For M&A directors and General Counsel advising on European inbound transactions, the practical implication is clear: FSR risk assessment must be embedded into early-stage due diligence, not appended to the regulatory filing checklist. The nature of the acquirer’s government relationships, subsidy history, and financing structure are now material deal variables — not peripheral disclosures.

A Broader Market Backdrop: Activity Remains Robust Despite Regulatory Headwinds

The regulatory complexity surrounding the JD.com bid does not reflect a cooling M&A market — quite the opposite. Current deal flow across sectors and geographies underscores that strategic and financial buyers remain highly acquisitive under improving financing conditions.

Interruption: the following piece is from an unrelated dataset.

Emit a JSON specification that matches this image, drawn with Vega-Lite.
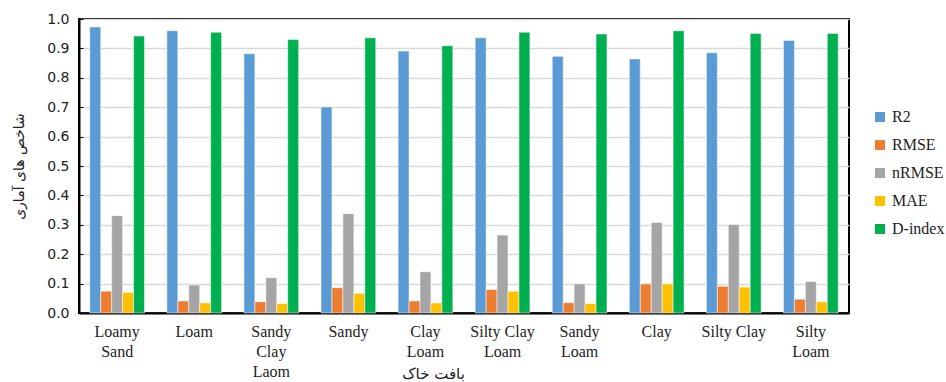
{
  "$schema": "https://vega.github.io/schema/vega-lite/v6.json",
  "width": 770,
  "height": 294,
  "autosize": {"type": "none"},
  "padding": {"left": 79, "top": 19, "right": 97, "bottom": 69},
  "background": "white",
  "config": {
    "view": {"stroke": "#000000", "strokeWidth": 2, "strokeOpacity": 1},
    "font": "Liberation Serif"
  },
  "data": {
    "values": [
      {"soil": "Loamy Sand", "metric": "R2", "value": 0.973},
      {"soil": "Loamy Sand", "metric": "RMSE", "value": 0.074},
      {"soil": "Loamy Sand", "metric": "nRMSE", "value": 0.331},
      {"soil": "Loamy Sand", "metric": "MAE", "value": 0.070},
      {"soil": "Loamy Sand", "metric": "D-index", "value": 0.942},
      {"soil": "Loam", "metric": "R2", "value": 0.960},
      {"soil": "Loam", "metric": "RMSE", "value": 0.041},
      {"soil": "Loam", "metric": "nRMSE", "value": 0.095},
      {"soil": "Loam", "metric": "MAE", "value": 0.034},
      {"soil": "Loam", "metric": "D-index", "value": 0.955},
      {"soil": "Sandy Clay Laom", "metric": "R2", "value": 0.882},
      {"soil": "Sandy Clay Laom", "metric": "RMSE", "value": 0.038},
      {"soil": "Sandy Clay Laom", "metric": "nRMSE", "value": 0.120},
      {"soil": "Sandy Clay Laom", "metric": "MAE", "value": 0.032},
      {"soil": "Sandy Clay Laom", "metric": "D-index", "value": 0.930},
      {"soil": "Sandy", "metric": "R2", "value": 0.701},
      {"soil": "Sandy", "metric": "RMSE", "value": 0.086},
      {"soil": "Sandy", "metric": "nRMSE", "value": 0.338},
      {"soil": "Sandy", "metric": "MAE", "value": 0.067},
      {"soil": "Sandy", "metric": "D-index", "value": 0.936},
      {"soil": "Clay Loam", "metric": "R2", "value": 0.891},
      {"soil": "Clay Loam", "metric": "RMSE", "value": 0.041},
      {"soil": "Clay Loam", "metric": "nRMSE", "value": 0.140},
      {"soil": "Clay Loam", "metric": "MAE", "value": 0.034},
      {"soil": "Clay Loam", "metric": "D-index", "value": 0.909},
      {"soil": "Silty Clay Loam", "metric": "R2", "value": 0.936},
      {"soil": "Silty Clay Loam", "metric": "RMSE", "value": 0.080},
      {"soil": "Silty Clay Loam", "metric": "nRMSE", "value": 0.265},
      {"soil": "Silty Clay Loam", "metric": "MAE", "value": 0.074},
      {"soil": "Silty Clay Loam", "metric": "D-index", "value": 0.955},
      {"soil": "Sandy Loam", "metric": "R2", "value": 0.873},
      {"soil": "Sandy Loam", "metric": "RMSE", "value": 0.035},
      {"soil": "Sandy Loam", "metric": "nRMSE", "value": 0.099},
      {"soil": "Sandy Loam", "metric": "MAE", "value": 0.032},
      {"soil": "Sandy Loam", "metric": "D-index", "value": 0.949},
      {"soil": "Clay", "metric": "R2", "value": 0.864},
      {"soil": "Clay", "metric": "RMSE", "value": 0.099},
      {"soil": "Clay", "metric": "nRMSE", "value": 0.308},
      {"soil": "Clay", "metric": "MAE", "value": 0.099},
      {"soil": "Clay", "metric": "D-index", "value": 0.960},
      {"soil": "Silty Clay", "metric": "R2", "value": 0.885},
      {"soil": "Silty Clay", "metric": "RMSE", "value": 0.091},
      {"soil": "Silty Clay", "metric": "nRMSE", "value": 0.301},
      {"soil": "Silty Clay", "metric": "MAE", "value": 0.088},
      {"soil": "Silty Clay", "metric": "D-index", "value": 0.951},
      {"soil": "Silty Loam", "metric": "R2", "value": 0.927},
      {"soil": "Silty Loam", "metric": "RMSE", "value": 0.047},
      {"soil": "Silty Loam", "metric": "nRMSE", "value": 0.107},
      {"soil": "Silty Loam", "metric": "MAE", "value": 0.038},
      {"soil": "Silty Loam", "metric": "D-index", "value": 0.951}
    ]
  },
  "mark": {"type": "bar", "stroke": "white", "strokeWidth": 0.5},
  "encoding": {
    "x": {
      "field": "soil",
      "type": "nominal",
      "sort": null,
      "scale": {"paddingInner": 0.29, "paddingOuter": 0.14},
      "axis": {
        "title": "بافت خاک",
        "titleFont": "DejaVu Sans",
        "titleFontSize": 15,
        "titleFontWeight": "normal",
        "titleColor": "#222",
        "titleBaseline": "bottom",
        "titleAlign": "center",
        "titleX": 354,
        "titleY": 68,
        "labelAngle": 0,
        "labelFont": "Liberation Serif",
        "labelFontSize": 16,
        "labelColor": "#222",
        "labelLineHeight": 20,
        "labelPadding": 10,
        "labelBaseline": "top",
        "labelExpr": "{'Loamy Sand':['Loamy','Sand'],'Loam':['Loam'],'Sandy Clay Laom':['Sandy','Clay','Laom'],'Sandy':['Sandy'],'Clay Loam':['Clay','Loam'],'Silty Clay Loam':['Silty Clay','Loam'],'Sandy Loam':['Sandy','Loam'],'Clay':['Clay'],'Silty Clay':['Silty Clay'],'Silty Loam':['Silty','Loam']}[datum.label]",
        "ticks": false,
        "domain": true,
        "domainColor": "black",
        "domainWidth": 2,
        "grid": false
      }
    },
    "xOffset": {
      "field": "metric",
      "type": "nominal",
      "sort": ["R2", "RMSE", "nRMSE", "MAE", "D-index"],
      "scale": {"paddingInner": 0, "paddingOuter": 0}
    },
    "y": {
      "field": "value",
      "type": "quantitative",
      "scale": {"domain": [0, 1]},
      "axis": {
        "title": "شاخص های آماری",
        "titleFont": "DejaVu Sans",
        "titleFontSize": 14,
        "titleFontWeight": "normal",
        "titleColor": "#222",
        "titlePadding": 20,
        "values": [0, 0.1, 0.2, 0.3, 0.4, 0.5, 0.6, 0.7, 0.8, 0.9, 1.0],
        "format": ".1f",
        "labelFont": "DejaVu Sans",
        "labelFontSize": 14,
        "labelColor": "#222",
        "labelPadding": 14,
        "tickSize": -4,
        "tickColor": "black",
        "domain": true,
        "domainColor": "black",
        "domainWidth": 2,
        "gridColor": "#d9d9d9",
        "gridWidth": 1.5
      }
    },
    "color": {
      "field": "metric",
      "type": "nominal",
      "sort": ["R2", "RMSE", "nRMSE", "MAE", "D-index"],
      "scale": {
        "domain": ["R2", "RMSE", "nRMSE", "MAE", "D-index"],
        "range": ["#5B9BD5", "#ED7D31", "#A5A5A5", "#FFC000", "#00B050"]
      },
      "legend": {
        "title": null,
        "orient": "none",
        "legendX": 793,
        "legendY": 90,
        "symbolType": "square",
        "symbolSize": 100,
        "symbolStrokeWidth": 0,
        "labelFont": "Liberation Serif",
        "labelFontSize": 16,
        "labelColor": "#222",
        "rowPadding": 12,
        "labelOffset": 4
      }
    }
  }
}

  • Industrials and medtech: Alcon’s planned $1.5 billion acquisition of STAAR Surgical and Johnson Matthey’s proposed $460 million purchase of Cormetech demonstrate continued appetite for capability-driven bolt-on transactions in regulated sectors.
  • Connectivity and infrastructure: Amphenol’s completed $10.5 billion acquisition of CommScope’s connectivity and cable unit represents one of the largest closed transactions in recent weeks, reflecting strategic conviction in physical infrastructure as a long-term asset class.
  • Cross-border financial services: In Asia, SMBC’s approved stake acquisition in Yes Bank and Tata Motors’ $4.5 billion bridge-loan financing for its Iveco commercial-vehicle deal illustrate the expanding role of foreign capital in Indian corporate finance — a market that is generating significant cross-border M&A momentum.
  • Private equity mid-market: PE interest in Element Materials Technology and active acquisition financing across the upper mid-market signal that private equity sponsors are deploying capital selectively but confidently, supported by a more constructive lending environment.

Across these transactions, a common thread emerges: buyers are using acquisitions to secure scale, technology access, and geographic reach simultaneously — compressing what were once sequential strategic objectives into single deal structures.

Implications for Deal Teams and Board-Level Decision-Makers

The convergence of robust deal activity with heightened regulatory scrutiny creates a specific set of execution challenges that CFOs, CTOs, and board members should address proactively.

First, regulatory sequencing is now a valuation issue. Where FSR review runs in parallel with merger control proceedings, the combined timeline can extend well beyond the standard Phase II antitrust review window. Earnout structures, break-fee mechanics, and long-stop dates must be calibrated accordingly. Failure to do so introduces material gap risk between signing and closing.

Second, post-merger integration planning cannot wait for regulatory clearance. In deals subject to extended review, integration workstreams — particularly in IT architecture, compliance frameworks, and commercial operations — should be designed and stress-tested during the standstill period. Organizations that defer post-merger integration planning until day one of ownership consistently underperform on synergy capture.

Third, corporate finance structures are under scrutiny. The FSR’s focus on the origin and nature of financial contributions means that acquisition financing arrangements — including sovereign wealth fund participation, state-backed credit facilities, or government-guaranteed instruments — require careful structuring and disclosure strategy from the outset.

Key Takeaway

The EU’s FSR probe into JD.com’s Ceconomy bid is not an isolated regulatory event — it is a template for how the Commission will approach a growing category of inbound transactions. For deal teams operating in European markets, the message is unambiguous: foreign subsidy risk is now a first-order due diligence priority, not a post-signing disclosure exercise. Organizations that integrate FSR analysis into their transaction governance frameworks early will be better positioned to protect deal certainty, manage timeline risk, and maintain board confidence throughout the approval process.